On Saturday, March 7, you will have an opportunity to take a journey back in time at the 2020 Historic Home Tour of Todos Santos. This self-guided walking tour of the town’s historic central district is only held once every two years and provides a fascinating glimpse into what life was like for the pueblo’s early settlers. On this day several of the private residences open their doors to tour-takers.

“The high ceilings and crown mouldings in these historic homes are fabulous to see,” says tour coordinator Paul Bumann. “Everyone gets maps and a booklet with descriptions of the buildings and their histories.” 

The original mission, located where the Mision Santa Rosa de les Palmas currently sits at the west end of the town plaza, was established in 1723 in Jesuit priests. 

“But the town really exploded during sugar cane production in the late 1800s and early 1900s,” Bumann explained. “It’s all dirt around this area, but the palm tree oasis in the barrio goes inland three miles and was perfect for growing sugar cane.” 

At the height of its former prosperity, there were five “molinos” (sugar cane processing plants) in Todos Santos that milled a brown sugar called panocha. 

One of the mills has now become the El Molino Trailer Park west of the Pemex, the only stop on the tour outside of downtown. 

“This place is really interesting to see. They still have many original parts where sugar cane was pressed to extract the juice and it will be on display during the tour.” 

There will be many other intriguing facts to discover on the day. For example, many may not be aware of the significant role Chinese families have played in the history of Todos Santos. Several buildings were built by settlers from China, including the famed Hotel California in 1950. 
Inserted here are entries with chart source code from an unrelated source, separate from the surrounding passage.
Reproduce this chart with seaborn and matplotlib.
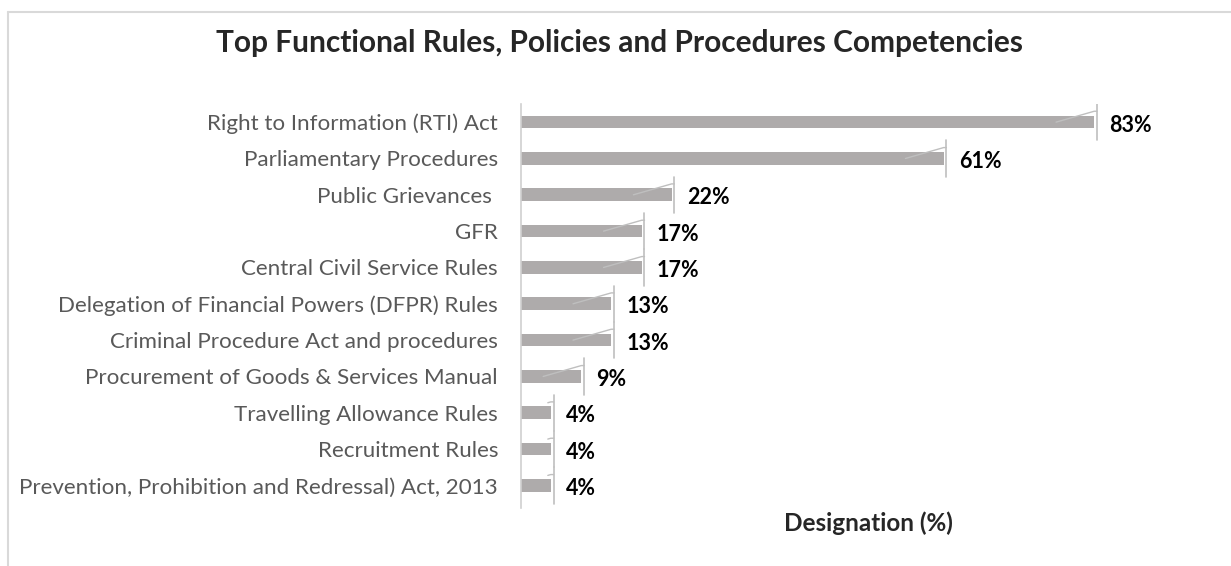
import matplotlib
matplotlib.use("Agg")
import matplotlib.pyplot as plt
from matplotlib.lines import Line2D
import seaborn as sns
import pandas as pd

categories = [
    "Right to Information (RTI) Act",
    "Parliamentary Procedures",
    "Public Grievances ",
    "GFR",
    "Central Civil Service Rules",
    "Delegation of Financial Powers (DFPR) Rules",
    "Criminal Procedure Act and procedures",
    "Procurement of Goods & Services Manual",
    "Travelling Allowance Rules",
    "Recruitment Rules",
    "Prevention, Prohibition and Redressal) Act, 2013",
]
values = [82.6, 60.9, 21.7, 17.4, 17.4, 13.0, 13.0, 8.7, 4.3, 4.3, 4.3]

df = pd.DataFrame({"rule": categories, "pct": values})

sns.set_style("white")
plt.rcParams["font.family"] = ["Lato", "DejaVu Sans"]

fig = plt.figure(figsize=(12.31, 5.66), dpi=100)
ax = fig.add_axes([0.4232, 0.1025, 0.5638, 0.7138])

sns.barplot(data=df, x="pct", y="rule", orient="h", color="#AEABAB",
            width=0.35, saturation=1, edgecolor="none", ax=ax)

ax.set_xlim(0, 100)
ax.set_ylim(10.62, -0.5)

# leader lines + labels like the excel data callouts
lc = "#BFBFBF"
for i, v in enumerate(values):
    xv = v + 0.4
    ax.plot([xv, xv], [i - 0.5, i + 0.5], color=lc, lw=1.2, zorder=3)
    dx = min(5.5, v * 0.1) if v < 6 else 5.5
    ax.plot([v - dx, v, xv], [i - 0.3 + 0.3 * dx / 5.5, i - 0.3, i - 0.3],
            color=lc, lw=1.0, zorder=3)
    ax.text(v + 2.2, i + 0.08, f"{v:.0f}%", ha="left", va="center",
            fontsize=15.5, fontweight="bold", color="black")

for s in ["top", "right", "bottom"]:
    ax.spines[s].set_visible(False)
ax.spines["left"].set_color("#D0D0D0")
ax.spines["left"].set_linewidth(1.2)

ax.set_xticks([])
ax.tick_params(axis="y", length=0, pad=16.5, labelsize=16.1, labelcolor="#595959")
ax.set_ylabel("")
ax.set_xlabel("Designation (%)", fontsize=17.5, fontweight="bold", va="center")
ax.xaxis.set_label_coords(0.5, -0.037)

fig.text(619 / 1231, 1 - 43 / 566,
         "Top Functional Rules, Policies and Procedures Competencies",
         ha="center", va="center", fontsize=21.5, fontweight="bold")

# chart border (only top and left edges visible in the crop)
fig.add_artist(Line2D([8 / 1231, 8 / 1231], [0, 1 - 12 / 566], color="#D9D9D9", lw=1.5))
fig.add_artist(Line2D([8 / 1231, 1], [1 - 12 / 566, 1 - 12 / 566], color="#D9D9D9", lw=1.5))

fig.savefig("out.png", dpi=100)
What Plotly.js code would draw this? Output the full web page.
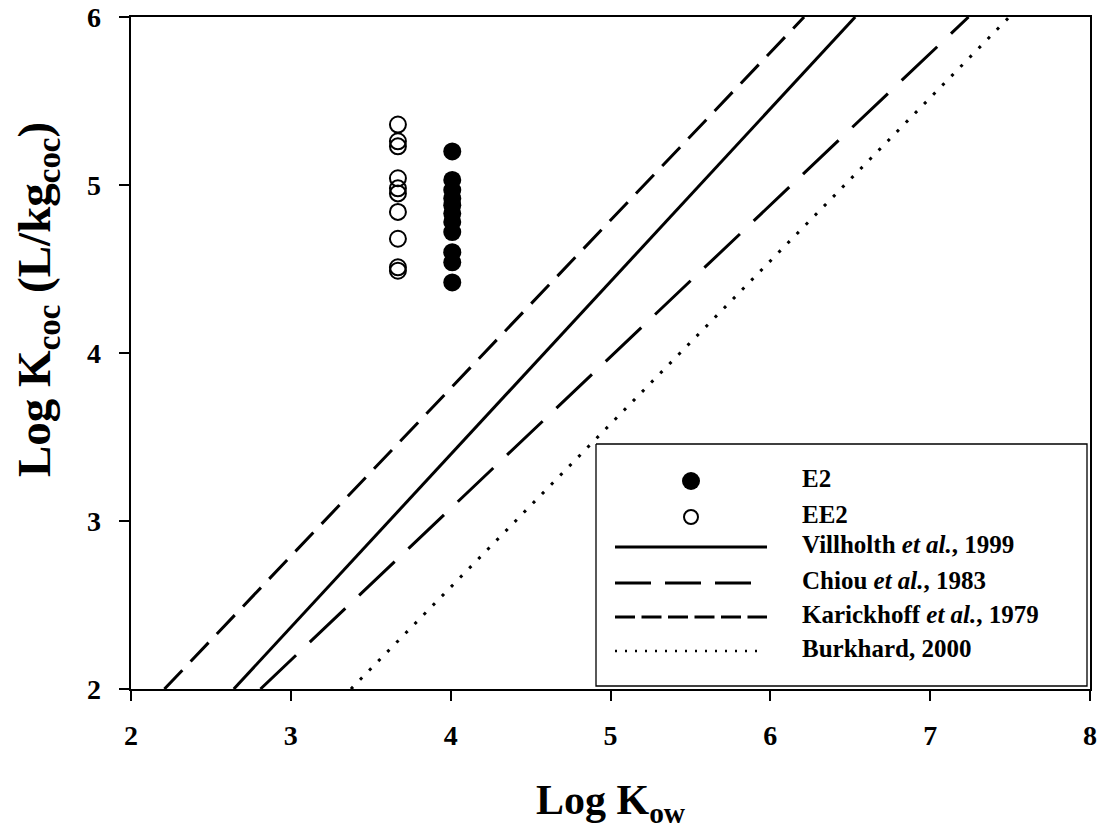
<!DOCTYPE html>
<html>
<head>
<meta charset="utf-8">
<script src="https://cdn.plot.ly/plotly-3.0.1.min.js"></script>
<style>
  html, body { margin: 0; padding: 0; background: #ffffff; }
  #chart { width: 1106px; height: 833px; }
</style>
</head>
<body>
<div id="chart"></div>
<script>
// Measured log Koc values for each steroid, plotted at its log Kow
const e2LogKow = 4.01;
const e2LogKoc = [5.20, 5.03, 4.97, 4.92, 4.88, 4.83, 4.78, 4.72, 4.60, 4.54, 4.42];
const ee2LogKow = 3.67;
const ee2LogKoc = [5.36, 5.26, 5.23, 5.04, 4.98, 4.95, 4.84, 4.68, 4.51, 4.49];

// Literature Koc-Kow relationships, given by their end points (log Kow, log Koc)
const villholthKow = [2.643, 6.531];
const villholthKoc = [2, 6];
const chiouKow = [2.810, 7.240];
const chiouKoc = [2, 6];
const karickhoffKow = [2.209, 6.211];
const karickhoffKoc = [2, 6];
const burkhardKow = [3.376, 7.495];
const burkhardKoc = [2, 6];

const xTicks = [2, 3, 4, 5, 6, 7, 8];
const yTicks = [2, 3, 4, 5, 6];

const FONT = 'Liberation Serif, Times New Roman, serif';

const traces = [
  { x: karickhoffKow, y: karickhoffKoc, mode: 'lines',
    line: { color: '#000', width: 3, dash: '26px,12px' } },
  { x: villholthKow, y: villholthKoc, mode: 'lines',
    line: { color: '#000', width: 3 } },
  { x: chiouKow, y: chiouKoc, mode: 'lines',
    line: { color: '#000', width: 3, dash: '49px,19px' } },
  { x: burkhardKow, y: burkhardKoc, mode: 'lines',
    line: { color: '#000', width: 3, dash: '3px,10px' } },
  { x: e2LogKoc.map(() => e2LogKow), y: e2LogKoc, mode: 'markers',
    marker: { symbol: 'circle', size: 18, color: '#000' } },
  { x: ee2LogKoc.map(() => ee2LogKow), y: ee2LogKoc, mode: 'markers',
    marker: { symbol: 'circle-open', size: 16, color: '#000', line: { width: 2 } } }
];

// Key panel, drawn on a hidden overlay axis pair measured in pixels
// (x: left to right, y: top to bottom across the plot area)
const M = { l: 131, r: 16, t: 17, b: 144 };
const W = 1106, H = 833;
const plotW = W - M.l - M.r, plotH = H - M.t - M.b;

const legendRows = [
  { label: 'E2', kind: 'filled', y: 481 },
  { label: 'EE2', kind: 'open', y: 517 },
  { label: 'Villholth <i>et al.</i>, 1999', kind: 'line', dash: 'solid', width: 3, end: 767, y: 547 },
  { label: 'Chiou <i>et al.</i>, 1983', kind: 'line', dash: '36px,14px', width: 3, end: 752, y: 583 },
  { label: 'Karickhoff <i>et al.</i>, 1979', kind: 'line', dash: '20px,6.5px', width: 3, end: 767, y: 617 },
  { label: 'Burkhard, 2000', kind: 'line', dash: '2px,8px', width: 2.5, end: 763, y: 651 }
];
const key = { left: 596, right: 1087, top: 444, bottom: 686, lineStart: 615, markerX: 691, textX: 802 };

const keyTraces = [{
  x: [key.left, key.right, key.right, key.left, key.left],
  y: [key.top, key.top, key.bottom, key.bottom, key.top],
  xaxis: 'x2', yaxis: 'y2', mode: 'lines', fill: 'toself', fillcolor: '#fff',
  line: { color: '#000', width: 1.3 }, hoverinfo: 'skip'
}];
legendRows.forEach(r => {
  if (r.kind === 'line') {
    keyTraces.push({ x: [key.lineStart, r.end], y: [r.y, r.y], xaxis: 'x2', yaxis: 'y2',
      mode: 'lines', line: { color: '#000', width: r.width, dash: r.dash }, hoverinfo: 'skip' });
  } else if (r.kind === 'filled') {
    keyTraces.push({ x: [key.markerX], y: [r.y], xaxis: 'x2', yaxis: 'y2', mode: 'markers',
      marker: { symbol: 'circle', size: 18, color: '#000' }, hoverinfo: 'skip' });
  } else {
    keyTraces.push({ x: [key.markerX], y: [r.y], xaxis: 'x2', yaxis: 'y2', mode: 'markers',
      marker: { symbol: 'circle-open', size: 14, color: '#000', line: { width: 2 } }, hoverinfo: 'skip' });
  }
});
keyTraces.push({
  x: legendRows.map(() => key.textX), y: legendRows.map(r => r.y),
  text: legendRows.map(r => '<b>' + r.label + '</b>'),
  xaxis: 'x2', yaxis: 'y2', mode: 'text', textposition: 'middle right',
  textfont: { family: FONT, size: 25, color: '#000' }, hoverinfo: 'skip', cliponaxis: false
});

const tickFont = { family: FONT, size: 28, color: '#000', weight: 'bold' };

const axisCommon = {
  showgrid: false, zeroline: false, showline: true, mirror: true,
  linecolor: '#000', linewidth: 1.5,
  ticks: 'outside', ticklen: 10, tickwidth: 1.5, tickcolor: '#000',
  tickfont: tickFont, automargin: false, fixedrange: true
};

// Y tick numbers are set as annotations so they sit well clear of the ticks
const yTickLabels = yTicks.map(v => ({
  xref: 'paper', yref: 'y', x: (103 - M.l) / plotW, y: v,
  xanchor: 'right', yanchor: 'middle', showarrow: false,
  text: String(v), font: tickFont
}));

const layout = {
  width: W, height: H,
  margin: M,
  paper_bgcolor: '#fff', plot_bgcolor: '#fff',
  showlegend: false,
  xaxis: Object.assign({}, axisCommon, {
    range: [2, 8], tickvals: xTicks, ticktext: xTicks.map(String),
    ticklabelstandoff: 11,
    title: { text: '<b>Log K<sub>ow</sub></b>', standoff: 34,
      font: { family: FONT, size: 42, color: '#000' } }
  }),
  yaxis: Object.assign({}, axisCommon, {
    range: [2, 6], tickvals: yTicks, showticklabels: false
  }),
  xaxis2: { overlaying: 'x', range: [M.l, W - M.r], visible: false, fixedrange: true },
  yaxis2: { overlaying: 'y', range: [H - M.b, M.t], visible: false, fixedrange: true },
  annotations: yTickLabels.concat([{
    // Y-axis title, set a little above the axis centre
    xref: 'paper', yref: 'paper',
    x: (38 - M.l) / plotW, y: (H - M.b - 300) / plotH,
    xanchor: 'center', yanchor: 'middle', textangle: -90, showarrow: false,
    text: '<b>Log K<sub>coc</sub> (L/kg<sub>coc</sub>)</b>',
    font: { family: FONT, size: 47, color: '#000' }
  }])
};

Plotly.newPlot('chart', traces.concat(keyTraces), layout, { displayModeBar: false });
</script>
</body>
</html>
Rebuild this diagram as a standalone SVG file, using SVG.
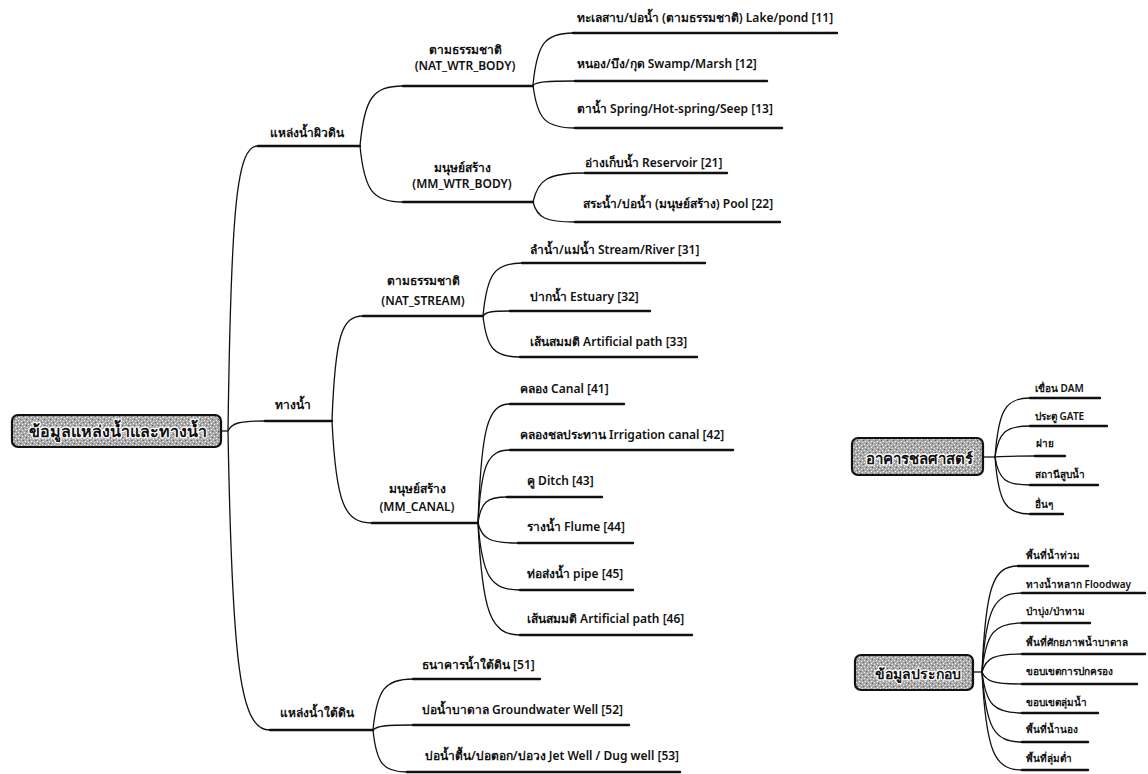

Rather than give away all the tour’s secrets, mark your calendars for March 7 between 10 a.m. to 3 p.m. Over 50 volunteer docents will be on hand during the day to answer questions and direct visitors. The day also includes a “Find the Saints” contest. 

“Many of the buildings and alcoves have a statue of a saint. Those who find them all and mark them correctly on their maps will be eligible for a draw,” explained Bumann. “A winner will be drawn at 3 p.m. and get an autographed Kate Turning poster.” 

Tickets are $20 USD or 400 MXN, available the morning of the event in front of the Cultural Center on Calle Benito Juarez, or purchase tickets ahead of time on Eventbrite.com. Proceeds from the tour go to support the educational programs of the Palapa Society in Todos Santos.

For the first time, the local real estate company Coldwell Banker Riveras has agreed to sponsor the Historic Home Tour. Their contribution covers the costs of map and booklet production so all ticket sales directly benefit the Palapa Society. 

Coldwell Banker Riveras has a long history of partnering with the Palapa Society and has contributed to its scholarship and educational programs for six years.